Almost 300,000 sole traders could face higher tax bills than otherwise expected next year, following proposals by the Government to change the date small businesses report their profits.
The plans change the basis period rules from a ‘current year basis’ to a ‘tax year basis’. The transition would take place from 2022 to 2023. The changes would come into effect from 2023 to 2024.
A business’s profit or loss for a tax year would be the profit or loss that occurs in the actual tax year itself, regardless of its accounting date.
The changes to tax bills will also eat into the amount of working capital sole traders have for five years as they now have to pay more tax earlier.
A consultation and draft tax bills legislation has revealed plans to alter the 12-month period sole traders use to calculate profits, to bring everyone in line with either March 31 or the end of the tax year on April 5.
This will result in the date sole traders pay their tax bills being brought forward.
The measure is expected to affect 280,000 sole traders, based on tax returns for 2019/20.
Currently, businesses can choose the date to which they draw up annual accounts. The date they have to pay tax falls at the end of the tax year in which their accounting period stops.

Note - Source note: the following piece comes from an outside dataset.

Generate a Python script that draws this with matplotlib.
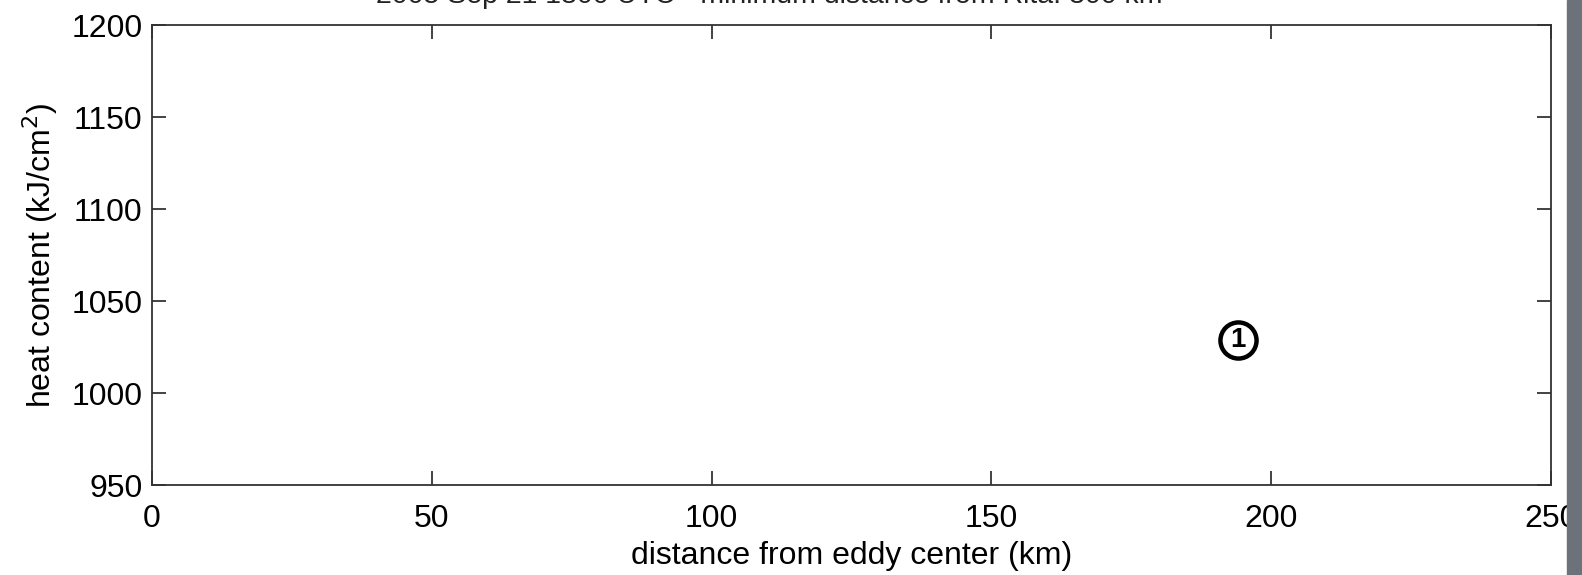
import matplotlib
matplotlib.use("Agg")
import matplotlib.pyplot as plt
from matplotlib.patches import Rectangle

plt.rcParams['font.family'] = ['Liberation Sans', 'DejaVu Sans']

# data
distance_km = [194]
heat_content = [1029]
point_labels = ['1']

x_ticks = [0, 50, 100, 150, 200, 250]
y_ticks = [950, 1000, 1050, 1100, 1150, 1200]
title = "2005 Sep 21 1800 UTC - minimum distance from Rita: 300 km"

W, H = 1582, 575
fig = plt.figure(figsize=(W / 100, H / 100), dpi=100)
# axes box in pixels: left 152, right 1551, top 25, bottom 485
ax = fig.add_axes([152 / W, 1 - 485 / H, 1399 / W, 460 / H])

for x, y, lab in zip(distance_km, heat_content, point_labels):
    ax.plot(x, y, 'o', ms=26, mfc='white', mec='black', mew=3.2)
    ax.text(x, y, lab, ha='center', va='center', fontsize=20, fontweight='bold')

ax.set_xlim(x_ticks[0], x_ticks[-1])
ax.set_ylim(y_ticks[0], y_ticks[-1])
ax.set_xticks(x_ticks)
ax.set_yticks(y_ticks)
ax.tick_params(direction='in', length=10, width=1.2, top=True, right=True,
               labelsize=23, pad=7, colors='#222222', labelcolor='black')
ax.tick_params(axis='x', pad=14)
for sp in ax.spines.values():
    sp.set_linewidth(1.3)
    sp.set_color('#333333')

ax.set_xlabel("distance from eddy center (km)", fontsize=23, labelpad=5)
ax.set_ylabel("heat content (kJ/cm$^2$)", fontsize=23, labelpad=8)

# title cut off at the top edge
fig.text(769 / W, 1 - 3 / H, title, ha='center', va='baseline',
         fontsize=20.5, color='#222222')

# grey strip at the right edge
fig.patches.append(Rectangle((1567 / W, 0), 15 / W, 1,
                             transform=fig.transFigure, color='#6b7279', zorder=0))

fig.savefig("out.png", dpi=100)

But from 2023, the Government has proposed that businesses and their partners be required to align their taxable profits with the rest of the country, even if they prepare their accounts to a different date.
There will be a transition year starting from April 2022 for businesses that do not currently use either March 31 or April 5 as a tax date. During it, affected firms will have to pay tax on more than one year’s profits — in the worst case 23 months — to be ready for the new system’s start in April 2023.